Data extract:
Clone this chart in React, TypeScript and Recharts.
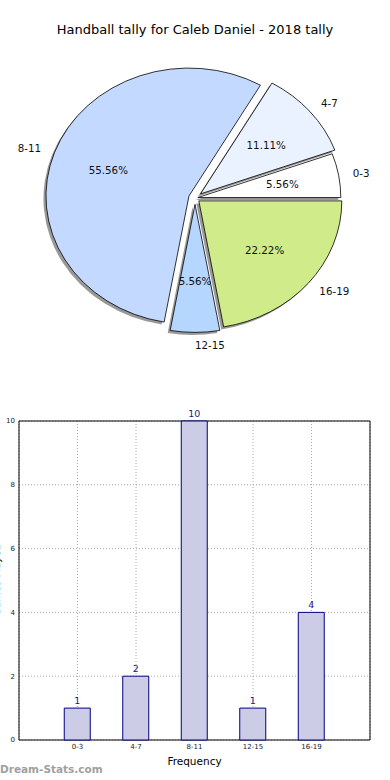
import { Bar, BarChart, CartesianGrid, LabelList, Pie, PieChart, ReferenceArea, XAxis, YAxis } from "recharts";

// tally buckets and how many games fell in each
const categories = ["0-3", "4-7", "8-11", "12-15", "16-19"];
const counts = [1, 2, 10, 1, 4];
const sliceColors = ["#FFFFFF", "#EBF2FF", "#C4D9FF", "#B4D6FF", "#CFEB8A"];
const explode = [0.02, 0.05, 0.045, 0.05, 0.035];
const yTicks = [0, 2, 4, 6, 8, 10];
const xTicks = [1, 2, 3, 4, 5];

const pieData = categories.map((name, i) => ({ name, value: counts[i] }));
const barData = categories.map((name, i) => ({ pos: i + 1, name, count: counts[i] }));

const FONT = "'DejaVu Sans', sans-serif";
const ASPECT = 0.895; // the pie was drawn squashed vertically
const RAD = Math.PI / 180;

const wedgePath = (ox: number, oy: number, rx: number, ry: number, start: number, end: number) => {
    const x1 = ox + rx * Math.cos(start * RAD);
    const y1 = oy - ry * Math.sin(start * RAD);
    const x2 = ox + rx * Math.cos(end * RAD);
    const y2 = oy - ry * Math.sin(end * RAD);
    const large = end - start > 180 ? 1 : 0;
    return `M${ox},${oy} L${x1},${y1} A${rx},${ry} 0 ${large} 0 ${x2},${y2} Z`;
};

const origin = (p: any) => {
    const rx = p.outerRadius;
    const ry = p.outerRadius * ASPECT;
    const mid = p.midAngle * RAD;
    const e = explode[p.index];
    return { rx, ry, mid, ox: p.cx + e * rx * Math.cos(mid), oy: p.cy - e * ry * Math.sin(mid) };
};

const shadowLabel = (p: any) => {
    const { rx, ry, ox, oy } = origin(p);
    return (
        <path
            d={wedgePath(ox - 2.5, oy + 2.5, rx, ry, p.startAngle, p.endAngle)}
            fill="#333"
            fillOpacity={0.5}
            stroke="none"
        />
    );
};

const sliceLabel = (p: any) => {
    const { rx, ry, mid, ox, oy } = origin(p);
    const c = Math.cos(mid);
    const s = Math.sin(mid);
    return (
        <g>
            <path
                d={wedgePath(ox, oy, rx, ry, p.startAngle, p.endAngle)}
                fill={sliceColors[p.index]}
                stroke="#000"
                strokeWidth={0.8}
            />
            <text
                x={ox + 0.6 * rx * c}
                y={oy - 0.6 * ry * s}
                textAnchor="middle"
                dominantBaseline="central"
                fontSize={10.3}
                fontFamily={FONT}
                fill="#111"
            >
                {(p.percent * 100).toFixed(2)}%
            </text>
            <text
                x={ox + 1.1 * rx * c}
                y={oy - 1.1 * ry * s}
                textAnchor={c > -0.01 ? "start" : "end"}
                dominantBaseline="central"
                fontSize={10.3}
                fontFamily={FONT}
                fill="#111"
            >
                {categories[p.index]}
            </text>
        </g>
    );
};

export default function App() {
    return (
        <div style={{ position: "absolute", top: 0, left: 0, width: 390, height: 780, background: "#fff", overflow: "hidden" }}>
            <div
                style={{
                    position: "absolute",
                    top: 22,
                    left: 0,
                    width: 390,
                    textAlign: "center",
                    fontFamily: FONT,
                    fontSize: 13,
                    lineHeight: "16px",
                    color: "#000",
                }}
            >
                Handball tally for Caleb Daniel - 2018 tally
            </div>
            <div style={{ position: "absolute", top: 0, left: 0 }}>
                <PieChart width={390} height={380} margin={{ top: 0, right: 0, bottom: 0, left: 0 }}>
                    <Pie
                        data={pieData}
                        dataKey="value"
                        nameKey="name"
                        cx={195}
                        cy={198}
                        outerRadius={143}
                        startAngle={0}
                        endAngle={360}
                        fill="none"
                        stroke="none"
                        label={shadowLabel}
                        labelLine={false}
                        isAnimationActive={false}
                    />
                    <Pie
                        data={pieData}
                        dataKey="value"
                        nameKey="name"
                        cx={195}
                        cy={198}
                        outerRadius={143}
                        startAngle={0}
                        endAngle={360}
                        fill="none"
                        stroke="none"
                        label={sliceLabel}
                        labelLine={false}
                        isAnimationActive={false}
                    />
                </PieChart>
            </div>
            <div style={{ position: "absolute", top: 400, left: 0 }}>
                <BarChart width={390} height={380} data={barData} margin={{ top: 21, right: 20, bottom: 10, left: 0 }}>
                    <XAxis
                        type="number"
                        dataKey="pos"
                        domain={[0, 6]}
                        ticks={xTicks}
                        tickFormatter={(v: number) => categories[v - 1]}
                        axisLine={false}
                        tickLine={false}
                        tickSize={0}
                        tickMargin={4}
                        height={30}
                        tick={{ fontSize: 7, fill: "#222", fontFamily: FONT }}
                        label={{ value: "Frequency", position: "insideBottom", offset: 5, fontSize: 10.5, fill: "#000", fontFamily: FONT }}
                    />
                    <YAxis
                        type="number"
                        domain={[0, 10]}
                        ticks={yTicks}
                        width={19}
                        axisLine={false}
                        tickLine={false}
                        tickSize={0}
                        tickMargin={4}
                        tick={{ fontSize: 7, fill: "#222", fontFamily: FONT }}
                    />
                    <Bar dataKey="count" barSize={26} fill="#CCCCE6" stroke="#000080" strokeWidth={1} isAnimationActive={false}>
                        <LabelList dataKey="count" position="top" offset={4} fill="#1a1a8a" fontSize={9.5} fontFamily={FONT} />
                    </Bar>
                    <CartesianGrid strokeDasharray="1 2" stroke="#a8a8a8" />
                    <ReferenceArea x1={0} x2={6} y1={0} y2={10} fill="none" stroke="#000" strokeOpacity={1} fillOpacity={0} />
                </BarChart>
            </div>
            <div
                style={{
                    position: "absolute",
                    left: -45,
                    top: 574,
                    width: 84,
                    textAlign: "center",
                    transform: "rotate(-90deg)",
                    fontFamily: FONT,
                    fontSize: 10,
                    lineHeight: "12px",
                    color: "#000",
                }}
            >
                Games Played
            </div>
            <div
                style={{
                    position: "absolute",
                    left: 0,
                    top: 763,
                    fontFamily: FONT,
                    fontWeight: "bold",
                    fontSize: 10.5,
                    lineHeight: "13px",
                    color: "#a0a0a0",
                }}
            >
                Dream-Stats.com
            </div>
        </div>
    );
}
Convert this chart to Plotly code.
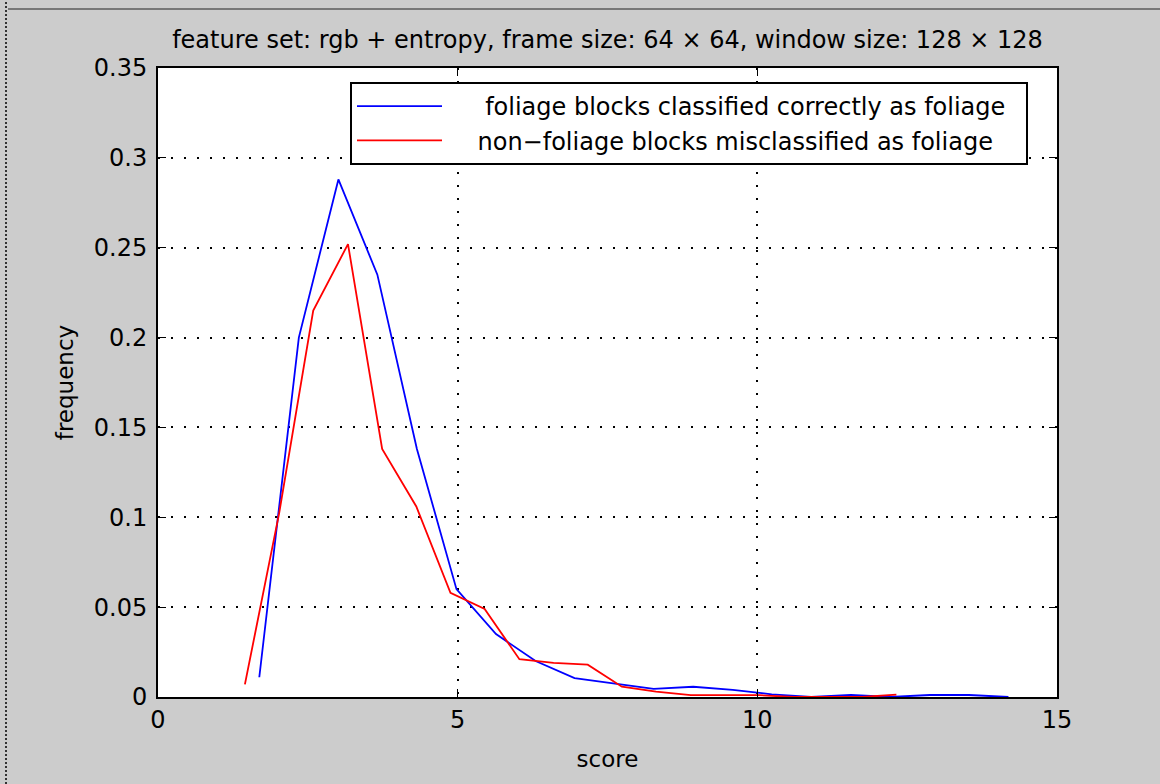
import plotly.graph_objects as go

# ---- data ----
blue_name = "\u00a0\u00a0\u00a0\u00a0\u00a0foliage blocks classified correctly as foliage\u00a0\u00a0"
blue_x = [1.69, 2.35, 3.01, 3.66, 4.32, 4.98, 5.64, 6.30, 6.95, 7.61,
          8.27, 8.93, 9.59, 10.24, 10.90, 11.56, 12.22, 12.88, 13.53, 14.19]
blue_y = [0.011, 0.200, 0.288, 0.235, 0.138, 0.060, 0.035, 0.020, 0.0105, 0.0076,
          0.0045, 0.0057, 0.0040, 0.0015, 0.0, 0.0011, 0.0, 0.0011, 0.0011, 0.0]

red_name = "\u00a0\u00a0\u00a0\u00a0non\u2212foliage blocks misclassified as foliage"
red_x = [1.45, 2.02, 2.59, 3.17, 3.74, 4.31, 4.88, 5.45, 6.03, 6.60,
         7.17, 7.74, 8.31, 8.89, 9.46, 10.03, 10.60, 11.17, 11.75, 12.32]
red_y = [0.007, 0.102, 0.215, 0.252, 0.138, 0.106, 0.058, 0.049, 0.021, 0.019,
         0.018, 0.0057, 0.003, 0.001, 0.001, 0.001, 0.0, 0.0, 0.0, 0.0013]

x_ticks = [0, 5, 10, 15]
x_tick_labels = ["0", "5", "10", "15"]
y_ticks = [0, 0.05, 0.1, 0.15, 0.2, 0.25, 0.3, 0.35]
y_tick_labels = ["0", "0.05", "0.1", "0.15", "0.2", "0.25", "0.3", "0.35"]

title_text = "feature set: rgb + entropy, frame size: 64 \u00d7 64, window size: 128 \u00d7 128"
x_title = "score"
y_title = "frequency"

# ---- layout geometry ----
W, H = 1160, 784
L, R, T, B = 158, 103, 68, 87
PW, PH = W - L - R, H - T - B
FONT = "DejaVu Sans, Verdana, sans-serif"


def px_x(p):
    return (p - L) / PW


def px_y(p):
    return (H - B - p) / PH


fig = go.Figure()
fig.add_trace(go.Scatter(x=blue_x, y=blue_y, mode="lines", name=blue_name,
                         line=dict(color="#0000ff", width=1.8)))
fig.add_trace(go.Scatter(x=red_x, y=red_y, mode="lines", name=red_name,
                         line=dict(color="#ff0000", width=1.8)))

axis_common = dict(
    showline=True, linecolor="black", linewidth=2, mirror="ticks",
    ticks="inside", ticklen=8, tickwidth=1, tickcolor="black",
    showgrid=True, gridcolor="black", gridwidth=1.5, griddash="2px,11px",
    zeroline=False, tickfont=dict(family=FONT, size=24, color="black"),
)

fig.update_layout(
    width=W, height=H,
    margin=dict(l=L, r=R, t=T, b=B, pad=0),
    paper_bgcolor="#cccccc", plot_bgcolor="white",
    title=dict(text=title_text, x=(L + PW / 2) / W, xanchor="center",
               y=1 - 40 / H, yanchor="middle",
               font=dict(family=FONT, size=24, color="black")),
    xaxis=dict(range=[0, 15], tickvals=x_ticks, ticktext=x_tick_labels,
               title=dict(text=x_title, font=dict(family=FONT, size=23, color="black"),
                          standoff=18),
               **axis_common),
    yaxis=dict(range=[0, 0.35], tickvals=y_ticks, ticktext=y_tick_labels,
               ticklabelstandoff=4,
               title=dict(text=y_title, font=dict(family=FONT, size=23, color="black"),
                          standoff=14),
               **axis_common),
    legend=dict(x=px_x(350), y=px_y(82), xanchor="left", yanchor="top",
                bgcolor="white", bordercolor="black", borderwidth=2,
                font=dict(family=FONT, size=24, color="black"),
                itemwidth=85, tracegroupgap=0),
    showlegend=True,
)

# window-frame artefacts of the screenshot
fig.add_shape(type="line", xref="paper", yref="paper",
              x0=px_x(6), x1=px_x(6), y0=px_y(H), y1=px_y(0),
              line=dict(color="#333333", width=2, dash="2px,2px"))
fig.add_shape(type="line", xref="paper", yref="paper",
              x0=px_x(8), x1=px_x(W), y0=px_y(9), y1=px_y(9),
              line=dict(color="#777777", width=2))

fig.write_html("out.html")
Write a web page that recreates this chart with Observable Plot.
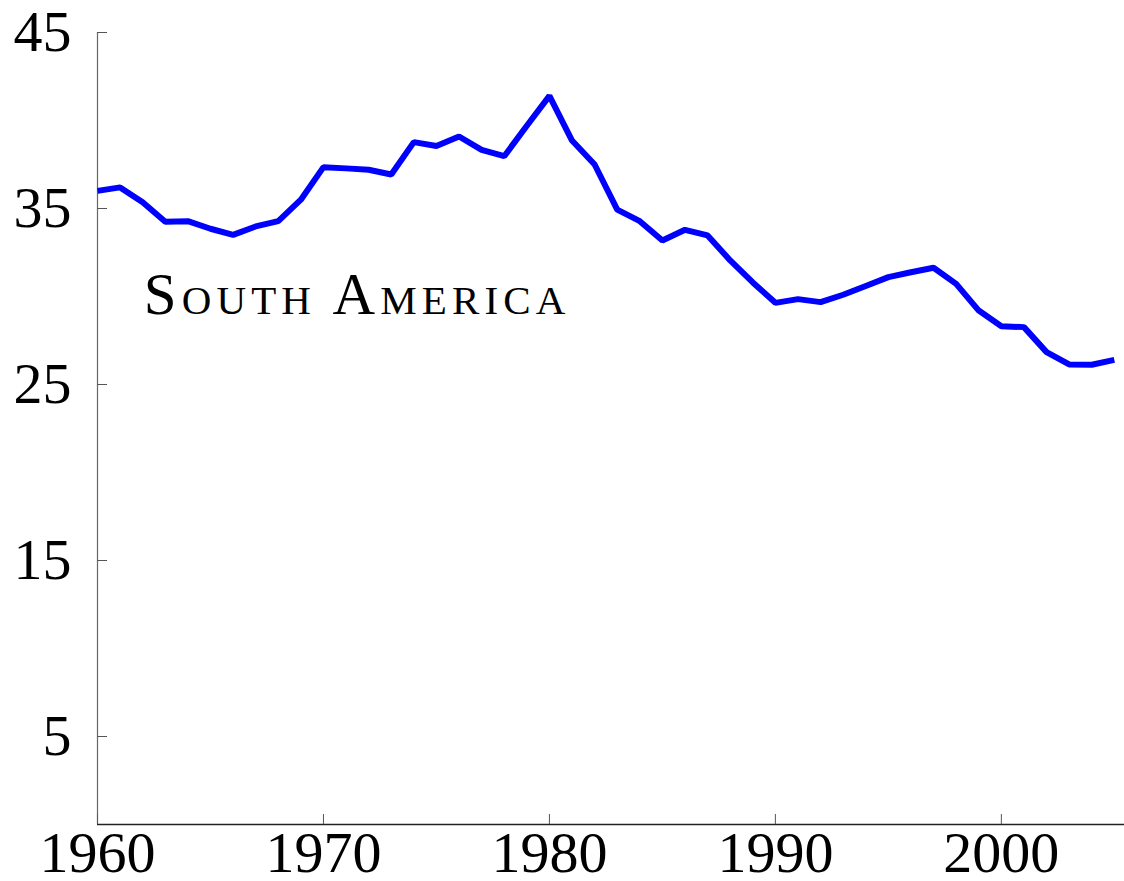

Stated problem: Copy exactly the lines running from the beginning of the listing through the line that has "const RAD = Math.PI / 180;". Drop the pictures.

Output of the task:
Clone this chart in React, TypeScript and Recharts.
import { Bar, BarChart, CartesianGrid, LabelList, Pie, PieChart, ReferenceArea, XAxis, YAxis } from "recharts";

// tally buckets and how many games fell in each
const categories = ["0-3", "4-7", "8-11", "12-15", "16-19"];
const counts = [1, 2, 10, 1, 4];
const sliceColors = ["#FFFFFF", "#EBF2FF", "#C4D9FF", "#B4D6FF", "#CFEB8A"];
const explode = [0.02, 0.05, 0.045, 0.05, 0.035];
const yTicks = [0, 2, 4, 6, 8, 10];
const xTicks = [1, 2, 3, 4, 5];

const pieData = categories.map((name, i) => ({ name, value: counts[i] }));
const barData = categories.map((name, i) => ({ pos: i + 1, name, count: counts[i] }));

const FONT = "'DejaVu Sans', sans-serif";
const ASPECT = 0.895; // the pie was drawn squashed vertically
const RAD = Math.PI / 180;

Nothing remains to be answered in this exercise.